Let $d\in\mathbb N$ and $W_1,\ldots,W_d$ be mutually independent, identically distributed and square-integrable real-valued random variables on a probability space $(\Omega,\mathcal A,\operatorname P)$. By the strong law of large numbers, $$\frac1d\sum_{i=1}^dW_i\xrightarrow{d\to\infty}\operatorname E\left[W_1\right]\;\;\;\text{almost surely.}\tag1$$
Now let $$\lambda_d:=\frac1{d^\alpha}$$ for some $\alpha>0$. I would like to conclude $$\liminf_{d\to\infty}\lambda_d^2\sum_{i=1}^dW_i=\begin{cases}-\infty&\text{, if }\alpha<1/2\\0&\text{, if }\alpha>1/2.\end{cases}\tag2$$
It might be crucial to observe $$\lambda_d^2=\frac1{d^{2\alpha-1}}\cdot\frac1d\tag3$$ and $$\lim_{d\to\infty}\frac1{d^{2\alpha-1}}=\begin{cases}\infty&\text{, if }\alpha<1/2\\0&\text{, if }\alpha>1/2.\end{cases}\tag4$$
By $(3)$, $(1)$ and $(4)$ we should at least be able to conclude $$\lambda_d^2\left|\sum_{i=1}^dW_i\right|\le\lambda_d^2\left|\sum_{i=1}^dW_i-\operatorname E\left[W_1\right]\right|+\lambda_d^2\operatorname E\left[W_1\right]\xrightarrow{d\to\infty}0,\tag5$$ if $\alpha>1/2$, and hence the limit inferior in $(2)$ is an actual limit and equal to $0$ as desired.

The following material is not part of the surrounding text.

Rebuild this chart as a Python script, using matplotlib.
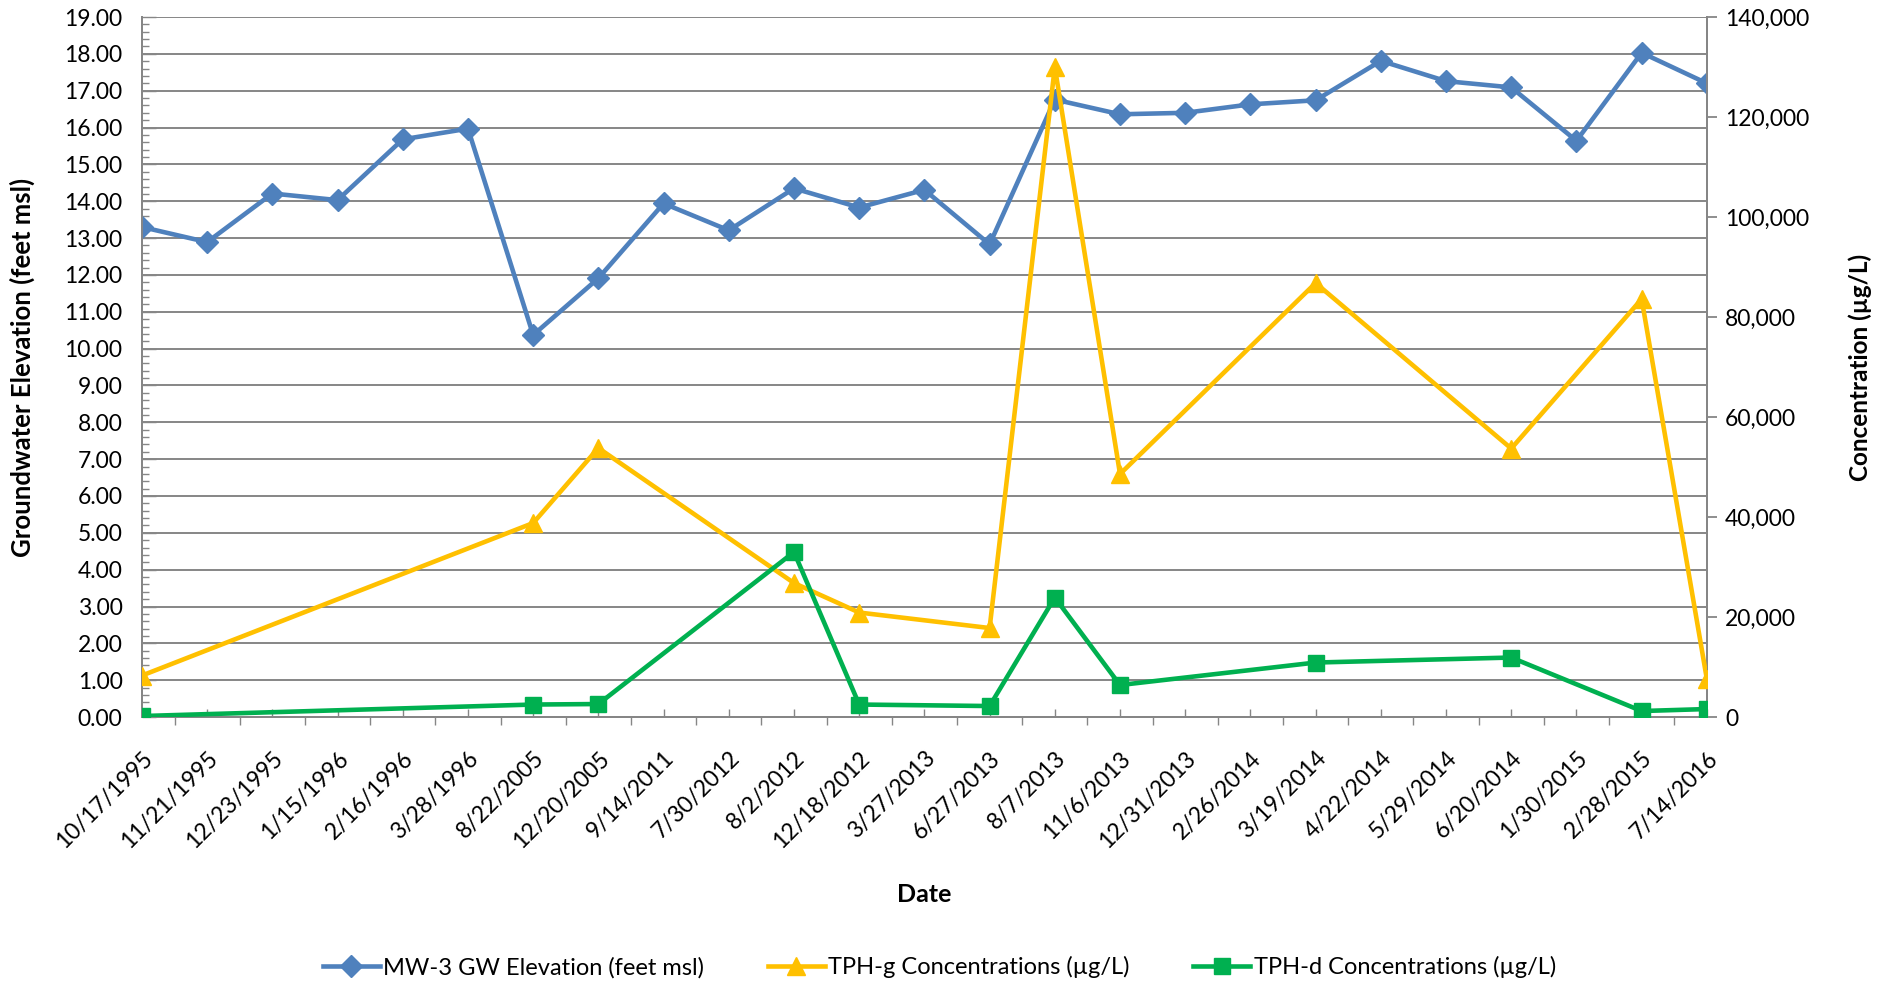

Assuming that I did no mistake in my reasoning, how can we show the other case $\alpha<1/2$?
EDIT: As the claim seems to be wrong in general, assume that $W_i$ is of the form $$W_i=(\ln f)''(X_i)Z_i^2,$$ where $f\in C^3(\mathbb R)$ with $f>0$, $\int f(x)\:{\rm d}x<\infty$ and $(\ln f)'$ being Lipschitz continuous, $(X_1,\ldots,X_d)$ is a random variable on $(\Omega,\mathcal A,\operatorname P)$ with density $$\mathbb R^d\ni x\mapsto\prod_{i=1}^df(x_i)$$ with respect to the Lebesgue measure on $\mathcal B(\mathbb R^d)$ and $(Z_1,\ldots,Z_d)$ is distributed according to the $d$-dimensional standard normal distribution. It might be worth noting that the assumptions imply that $f(x)\xrightarrow{|x|\to\infty}0$ and $f'(x)\xrightarrow{|x|\to\infty}0$.
The law of the iterated logarithm gives part of the correct answer. Assuming $EW_i=0$ and $EW_i^2=1$, one has $$\liminf_{d\to\infty}\frac {\sum_{i=1}^d W_i}{\sqrt{2d\log\log d}}=-1,$$ from which the critical value of $\alpha=1/4$ not $1/2$ as you have it.
More generally, if $EW_1=\mu$ and $\text{Var}(W_1)=\sigma^2$, one can write $$ \sum_{i=1}^d W_i = d \mu + \sigma \sqrt{2 d \log \log d} \,T_d$$ where with probability $1$, both $\limsup_d \,T_d=1$ and $\liminf_d T_d = -1$. Dividing both sides by $d^{2\alpha}$ gives $$ Q_d = \frac{\sum_{i=1}^d W_i}{d^{2\alpha}} = \frac\mu{d^{2\alpha-1}} + \sigma T_d \frac{\sqrt{2 d \log \log d}}{d^{2\alpha}}.$$ From this one can read off $\liminf Q_d$, depending on the values of $\mu$ and $\alpha$.